Study: Smoking Bans Have Little or No Immediate Heart Benefit

Published November 9, 2011

Statewide smoking bans have “little or no measurable immediate effect” on the number of persons who die from heart attacks, according to a new report by medical researchers at two universities.

In “Acute Myocardial Infarction Mortality Before and After State-wide Smoking Bans,” researchers Brad Rodu and Nicholas Peiper of the University of Louisville and Phillip Cole of the University of Alabama write, “Our results are consistent with a recent analysis finding that smoking bans were not associated with short-term declines in mortality or hospital admissions for myocardial infarction or other diseases.”

They add, “This study’s results are consistent with the fact that even the decline in active smoking has played only a minor role in reducing heart disease.” According to another recent study, titled “Explaining the decrease in US deaths from coronary disease, 1980–2000,” published in the New England Journal of Medicine, the decline in smoking accounted for only about 12 percent of the total decline in heart disease mortality.

Testing Benefits Claims

Rodu, Peiper, and Cole conducted the study after noting several published reports have claimed smoking bans result in almost immediate reductions in heart attack mortality rates. To test the observations, they compared the acute myocardial infarction mortality rate among persons 45 years old or older (deaths per 100,000 persons, age-standardized to the 2000 U.S. population) in the three years before adoption of the smoke-free ordinance (the expected rate) with the rate observed in the first full year after the ban (the target year) in six U.S. states.

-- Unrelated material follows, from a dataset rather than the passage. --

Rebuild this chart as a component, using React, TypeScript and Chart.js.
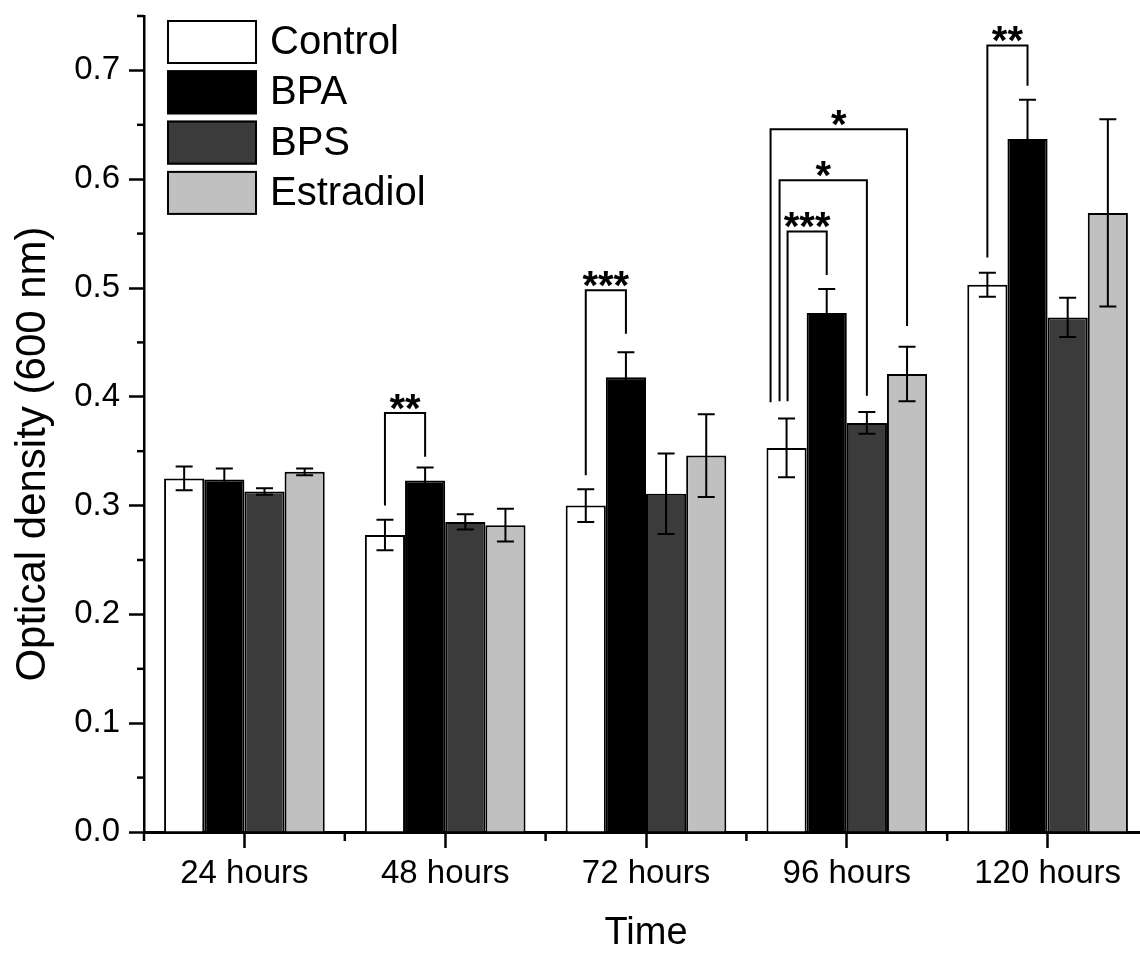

Target-year declines were also compared to those in states without smoking bans. Target-year declines in California, Utah, and Delaware were not statistically different from expected declines based on the prior three years. In South Dakota, heart attack mortality increased 8.9 percent in the target year. Florida and New York saw bigger declines than expected but not statistically different from the 9.8 percent decline in the 44 states without a statewide smoking ban.

They conclude, “Smoke-free ordinances may serve public health objectives by providing non-smokers with indoor environments that are free from irritating and potentially harmful pollutants. However, this study does not provide evidence that these ordinances result in a measurable immediate reduction in AMI mortality of the magnitude claimed by reports based on very small incident numbers.”